Rows from a dataset of charts and code:

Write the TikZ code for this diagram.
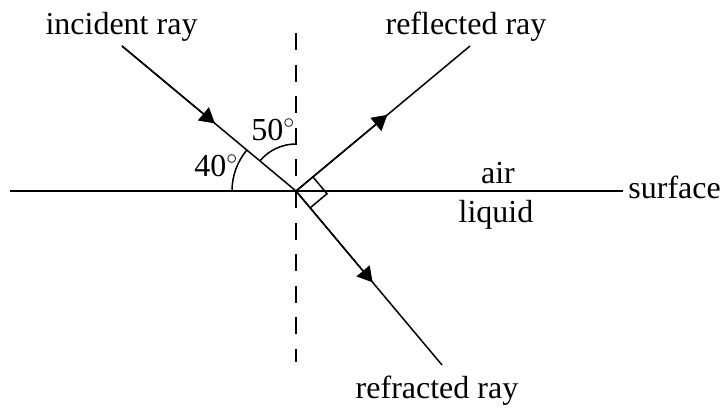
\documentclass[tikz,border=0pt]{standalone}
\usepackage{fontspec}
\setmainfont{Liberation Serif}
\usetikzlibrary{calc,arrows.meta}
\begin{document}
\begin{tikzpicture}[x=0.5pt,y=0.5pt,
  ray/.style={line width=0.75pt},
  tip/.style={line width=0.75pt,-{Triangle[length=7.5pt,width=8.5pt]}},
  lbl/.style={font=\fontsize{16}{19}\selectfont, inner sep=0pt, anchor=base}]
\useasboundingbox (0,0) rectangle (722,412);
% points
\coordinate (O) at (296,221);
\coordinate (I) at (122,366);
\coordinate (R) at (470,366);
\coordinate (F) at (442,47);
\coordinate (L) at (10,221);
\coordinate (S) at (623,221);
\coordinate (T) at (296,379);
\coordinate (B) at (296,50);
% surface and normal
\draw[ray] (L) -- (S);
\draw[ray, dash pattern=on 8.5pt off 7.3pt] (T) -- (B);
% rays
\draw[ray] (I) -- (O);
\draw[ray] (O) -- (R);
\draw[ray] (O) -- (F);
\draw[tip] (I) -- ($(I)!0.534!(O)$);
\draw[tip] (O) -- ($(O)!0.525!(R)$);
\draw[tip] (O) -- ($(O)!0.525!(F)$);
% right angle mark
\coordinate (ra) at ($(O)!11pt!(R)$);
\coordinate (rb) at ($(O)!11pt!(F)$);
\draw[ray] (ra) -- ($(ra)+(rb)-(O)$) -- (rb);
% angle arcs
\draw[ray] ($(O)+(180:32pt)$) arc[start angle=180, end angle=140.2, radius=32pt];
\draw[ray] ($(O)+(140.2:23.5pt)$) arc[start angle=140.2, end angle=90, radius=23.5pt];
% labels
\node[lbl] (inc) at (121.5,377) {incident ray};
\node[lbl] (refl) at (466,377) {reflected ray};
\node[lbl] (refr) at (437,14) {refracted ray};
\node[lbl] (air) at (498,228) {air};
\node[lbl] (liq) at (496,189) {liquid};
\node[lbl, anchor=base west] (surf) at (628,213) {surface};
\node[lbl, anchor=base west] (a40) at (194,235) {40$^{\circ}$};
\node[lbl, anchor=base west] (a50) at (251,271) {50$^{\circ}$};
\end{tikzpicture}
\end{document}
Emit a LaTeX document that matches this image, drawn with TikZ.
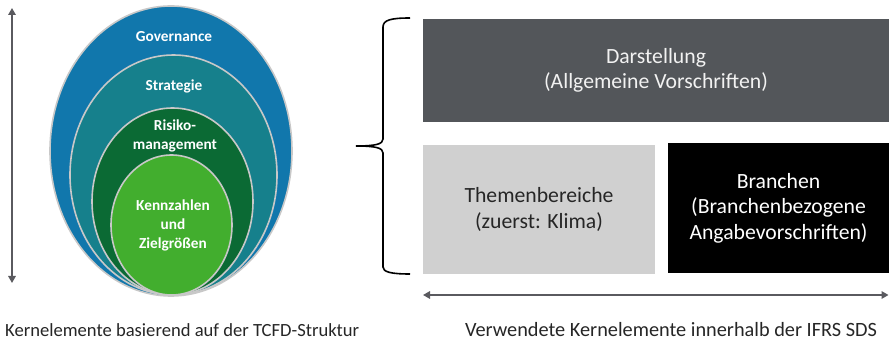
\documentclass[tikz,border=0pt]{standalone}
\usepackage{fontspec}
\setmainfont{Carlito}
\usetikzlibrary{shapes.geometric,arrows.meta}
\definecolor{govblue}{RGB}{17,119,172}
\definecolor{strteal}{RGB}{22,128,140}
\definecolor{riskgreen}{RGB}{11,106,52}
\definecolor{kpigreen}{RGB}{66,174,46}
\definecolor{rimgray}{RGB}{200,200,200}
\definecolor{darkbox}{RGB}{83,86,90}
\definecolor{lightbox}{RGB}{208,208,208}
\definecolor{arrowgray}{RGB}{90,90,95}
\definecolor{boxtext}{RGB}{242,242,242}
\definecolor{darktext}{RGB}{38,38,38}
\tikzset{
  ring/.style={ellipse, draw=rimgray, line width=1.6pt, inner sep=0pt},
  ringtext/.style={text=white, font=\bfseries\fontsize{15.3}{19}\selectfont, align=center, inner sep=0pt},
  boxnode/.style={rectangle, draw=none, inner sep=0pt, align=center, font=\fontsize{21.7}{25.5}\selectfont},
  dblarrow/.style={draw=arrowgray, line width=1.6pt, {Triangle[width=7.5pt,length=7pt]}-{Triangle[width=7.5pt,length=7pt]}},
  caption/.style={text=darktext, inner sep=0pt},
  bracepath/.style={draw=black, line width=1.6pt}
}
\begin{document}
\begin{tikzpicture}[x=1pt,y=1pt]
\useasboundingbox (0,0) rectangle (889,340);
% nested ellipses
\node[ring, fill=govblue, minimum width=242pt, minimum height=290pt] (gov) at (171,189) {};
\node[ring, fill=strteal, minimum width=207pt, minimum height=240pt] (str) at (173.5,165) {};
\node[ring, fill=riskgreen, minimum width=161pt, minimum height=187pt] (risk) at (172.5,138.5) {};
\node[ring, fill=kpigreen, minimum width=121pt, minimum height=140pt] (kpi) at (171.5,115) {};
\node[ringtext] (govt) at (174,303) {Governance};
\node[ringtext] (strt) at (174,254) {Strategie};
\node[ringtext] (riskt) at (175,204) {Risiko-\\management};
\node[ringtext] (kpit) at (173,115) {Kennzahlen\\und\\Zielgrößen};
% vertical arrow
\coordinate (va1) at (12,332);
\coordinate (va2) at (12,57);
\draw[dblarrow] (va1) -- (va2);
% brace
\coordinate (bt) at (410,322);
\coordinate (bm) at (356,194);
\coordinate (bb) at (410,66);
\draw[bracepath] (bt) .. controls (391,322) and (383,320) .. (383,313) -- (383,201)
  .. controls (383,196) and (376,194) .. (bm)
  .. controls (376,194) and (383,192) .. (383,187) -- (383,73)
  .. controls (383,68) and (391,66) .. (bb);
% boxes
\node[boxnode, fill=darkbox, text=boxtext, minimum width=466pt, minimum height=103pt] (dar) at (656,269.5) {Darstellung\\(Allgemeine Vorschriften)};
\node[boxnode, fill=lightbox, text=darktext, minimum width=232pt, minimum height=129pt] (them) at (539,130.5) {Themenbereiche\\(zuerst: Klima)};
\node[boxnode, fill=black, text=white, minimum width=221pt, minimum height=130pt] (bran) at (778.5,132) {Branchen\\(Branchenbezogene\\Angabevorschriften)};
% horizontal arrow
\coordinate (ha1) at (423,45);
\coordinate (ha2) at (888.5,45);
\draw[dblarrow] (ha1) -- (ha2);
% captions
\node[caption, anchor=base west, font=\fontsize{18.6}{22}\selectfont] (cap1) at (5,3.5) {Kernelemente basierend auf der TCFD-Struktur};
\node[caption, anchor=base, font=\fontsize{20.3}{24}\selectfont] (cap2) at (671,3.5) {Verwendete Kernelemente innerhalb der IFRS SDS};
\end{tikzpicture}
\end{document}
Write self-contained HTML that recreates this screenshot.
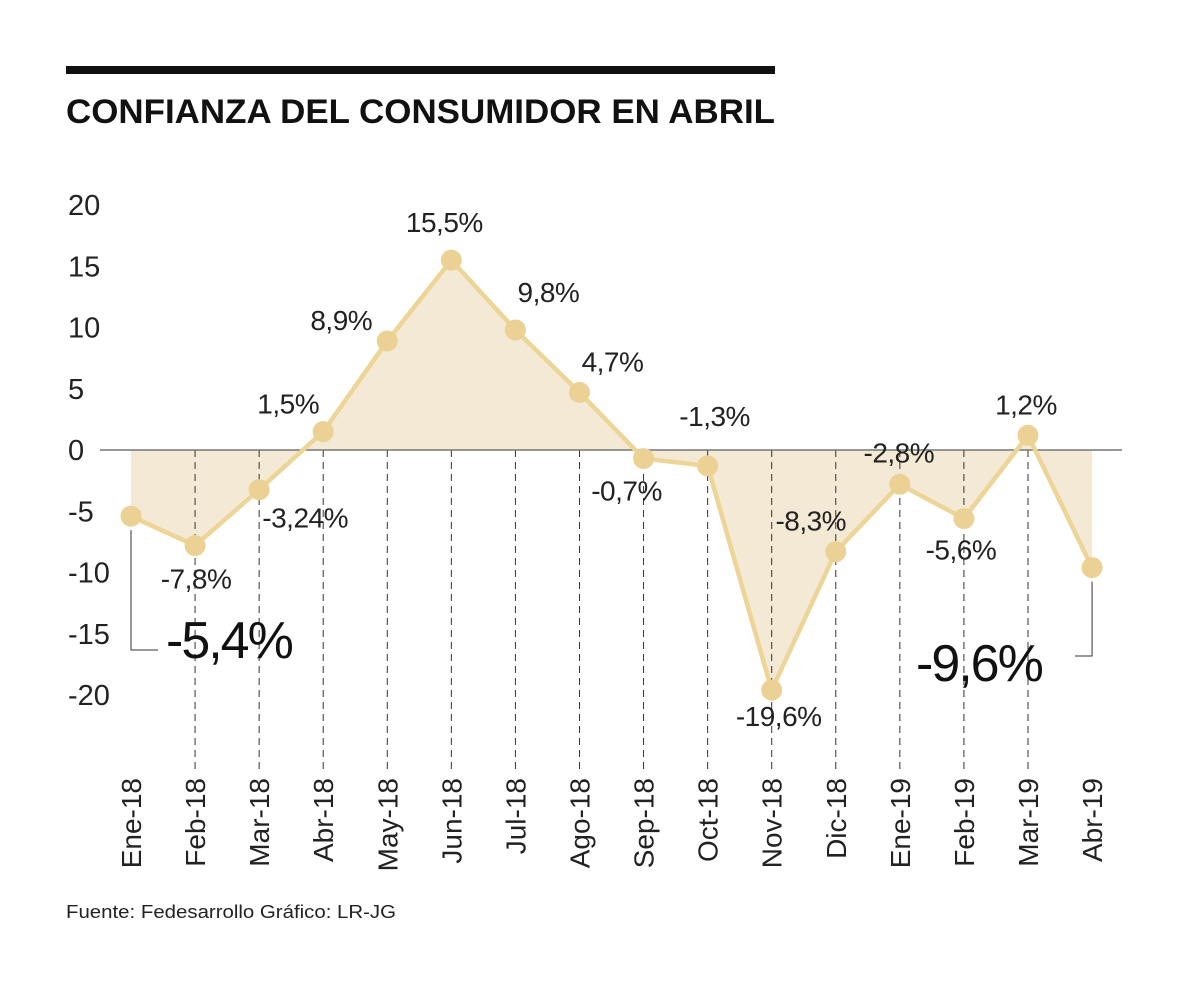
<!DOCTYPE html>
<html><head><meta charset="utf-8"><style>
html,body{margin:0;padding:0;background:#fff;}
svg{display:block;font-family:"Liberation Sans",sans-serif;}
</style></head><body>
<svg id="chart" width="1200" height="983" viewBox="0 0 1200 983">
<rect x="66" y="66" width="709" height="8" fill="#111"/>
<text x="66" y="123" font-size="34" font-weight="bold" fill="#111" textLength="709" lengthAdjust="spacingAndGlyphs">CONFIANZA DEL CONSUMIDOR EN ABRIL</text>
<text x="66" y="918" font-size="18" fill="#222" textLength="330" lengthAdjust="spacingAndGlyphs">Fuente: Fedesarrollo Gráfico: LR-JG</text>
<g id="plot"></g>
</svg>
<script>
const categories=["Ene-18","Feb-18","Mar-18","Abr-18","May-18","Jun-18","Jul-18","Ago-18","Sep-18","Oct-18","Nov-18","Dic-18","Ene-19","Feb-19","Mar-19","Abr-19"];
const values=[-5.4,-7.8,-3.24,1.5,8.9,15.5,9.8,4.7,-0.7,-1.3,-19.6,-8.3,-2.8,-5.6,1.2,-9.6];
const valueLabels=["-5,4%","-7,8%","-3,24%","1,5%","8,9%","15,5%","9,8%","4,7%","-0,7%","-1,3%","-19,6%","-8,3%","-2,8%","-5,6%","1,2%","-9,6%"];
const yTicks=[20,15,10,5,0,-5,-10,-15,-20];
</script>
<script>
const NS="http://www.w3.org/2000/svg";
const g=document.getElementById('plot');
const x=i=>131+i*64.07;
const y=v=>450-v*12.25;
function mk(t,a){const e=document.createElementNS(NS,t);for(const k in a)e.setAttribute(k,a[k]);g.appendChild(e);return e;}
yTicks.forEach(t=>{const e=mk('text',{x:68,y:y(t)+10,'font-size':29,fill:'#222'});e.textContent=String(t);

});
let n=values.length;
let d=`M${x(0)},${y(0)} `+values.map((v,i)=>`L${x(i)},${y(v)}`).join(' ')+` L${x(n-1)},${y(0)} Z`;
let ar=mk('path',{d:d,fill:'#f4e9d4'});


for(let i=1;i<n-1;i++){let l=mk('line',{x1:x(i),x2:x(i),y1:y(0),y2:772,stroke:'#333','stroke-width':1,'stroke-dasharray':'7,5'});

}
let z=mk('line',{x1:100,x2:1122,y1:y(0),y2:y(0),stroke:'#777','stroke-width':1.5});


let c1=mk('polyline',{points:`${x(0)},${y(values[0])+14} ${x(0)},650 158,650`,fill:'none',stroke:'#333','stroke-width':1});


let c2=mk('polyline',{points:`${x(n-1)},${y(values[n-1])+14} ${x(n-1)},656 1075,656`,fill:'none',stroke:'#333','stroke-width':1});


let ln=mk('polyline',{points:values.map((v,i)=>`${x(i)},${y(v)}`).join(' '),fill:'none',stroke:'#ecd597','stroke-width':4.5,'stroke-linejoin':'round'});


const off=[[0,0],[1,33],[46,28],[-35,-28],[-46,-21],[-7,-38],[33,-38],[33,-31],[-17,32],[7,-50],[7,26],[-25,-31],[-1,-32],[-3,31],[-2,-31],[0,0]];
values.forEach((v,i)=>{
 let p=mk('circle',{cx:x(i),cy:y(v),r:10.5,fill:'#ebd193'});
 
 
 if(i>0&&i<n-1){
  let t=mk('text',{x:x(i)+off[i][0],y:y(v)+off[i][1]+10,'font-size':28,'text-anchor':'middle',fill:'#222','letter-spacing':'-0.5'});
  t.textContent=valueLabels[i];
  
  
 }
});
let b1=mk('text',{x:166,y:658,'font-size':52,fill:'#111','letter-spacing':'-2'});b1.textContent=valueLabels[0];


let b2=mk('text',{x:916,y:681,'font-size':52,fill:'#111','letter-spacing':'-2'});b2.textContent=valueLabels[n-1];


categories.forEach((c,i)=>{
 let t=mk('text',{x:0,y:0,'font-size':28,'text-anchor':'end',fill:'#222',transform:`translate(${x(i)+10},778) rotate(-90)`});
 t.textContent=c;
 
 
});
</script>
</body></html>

> _What the task asks_
Track down the lines that include the word "Write" and copy them.

> _The response_
Write the TikZ code for this diagram.
Write self-contained HTML that recreates this screenshot.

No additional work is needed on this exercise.